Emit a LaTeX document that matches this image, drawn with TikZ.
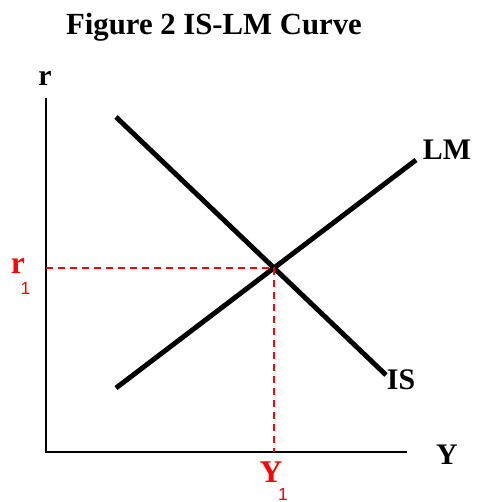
\documentclass[tikz,border=0pt]{standalone}
\usepackage{fontspec}
\setmainfont{Liberation Serif}
\setsansfont{Liberation Sans}
\usetikzlibrary{positioning, calc}
\definecolor{eqRed}{HTML}{FF0000}

\begin{document}
\begin{tikzpicture}[x=0.02cm, y=-0.02cm,
    curve/.style={line width=2.8pt},
    axis/.style={line width=1.7pt},
    guide/.style={dash pattern=on 0.14cm off 0.1cm, eqRed, line width=1pt},
    lbl/.style={font=\bfseries\fontsize{17}{17}\selectfont, inner sep=0pt},
    sub/.style={font=\sffamily\fontsize{10}{10}\selectfont, text=eqRed, inner sep=0pt}]
    \useasboundingbox (0,0) rectangle (476,502);

    % Title
    \node[font=\bfseries\fontsize{17.5}{17.5}\selectfont, anchor=base, inner sep=0pt] (title) at (214,35) {Figure 2 IS-LM Curve};

    % Axes
    \coordinate (O) at (46,452);
    \coordinate (ytop) at (46,98);
    \coordinate (xend) at (407,452);
    \draw[axis] (ytop) -- (O) -- (xend);
    \node[lbl] (rlab) at (45,78) {r};
    \node[lbl] (ylab) at (447,455) {Y};

    % IS and LM
    \coordinate (is1) at (116,117);
    \coordinate (is2) at (386,375);
    \coordinate (lm1) at (116,388);
    \coordinate (lm2) at (416,160);
    \draw[curve] (is1) -- (is2);
    \draw[curve] (lm1) -- (lm2);
    \node[lbl] (islab) at (401,380) {IS};
    \node[lbl] (lmlab) at (447,150) {LM};

    % Equilibrium
    \coordinate (E) at (intersection of is1--is2 and lm1--lm2);
    \draw[guide] (O |- E) -- (E) -- (E |- O);
    \node[lbl, text=eqRed, font=\bfseries\fontsize{18}{18}\selectfont] (r1) at (18,266) {r};
    \node[sub] (r1sub) at (25.5,288) {1};
    \node[lbl, text=eqRed, font=\bfseries\fontsize{18}{18}\selectfont] (Y1) at (271,472) {Y};
    \node[sub] (Y1sub) at (283,494) {1};
\end{tikzpicture}
\end{document}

★ ★ ★ ★ ★ ★ ★

Leave out any pictures, please, and quote only the lines from the top of the data through the line that contains "anchor=base, inner sep=0pt]".

Result for this exercise ->
Emit a LaTeX document that matches this image, drawn with TikZ.
\documentclass[tikz,border=0pt]{standalone}
\usepackage{fontspec}
\setmainfont{Liberation Serif}
\setsansfont{Liberation Sans}
\usetikzlibrary{positioning, calc}
\definecolor{eqRed}{HTML}{FF0000}

\begin{document}
\begin{tikzpicture}[x=0.02cm, y=-0.02cm,
    curve/.style={line width=2.8pt},
    axis/.style={line width=1.7pt},
    guide/.style={dash pattern=on 0.14cm off 0.1cm, eqRed, line width=1pt},
    lbl/.style={font=\bfseries\fontsize{17}{17}\selectfont, inner sep=0pt},
    sub/.style={font=\sffamily\fontsize{10}{10}\selectfont, text=eqRed, inner sep=0pt}]
    \useasboundingbox (0,0) rectangle (476,502);

    % Title
    \node[font=\bfseries\fontsize{17.5}{17.5}\selectfont, anchor=base, inner sep=0pt] (title) at (214,35) {Figure 2 IS-LM Curve};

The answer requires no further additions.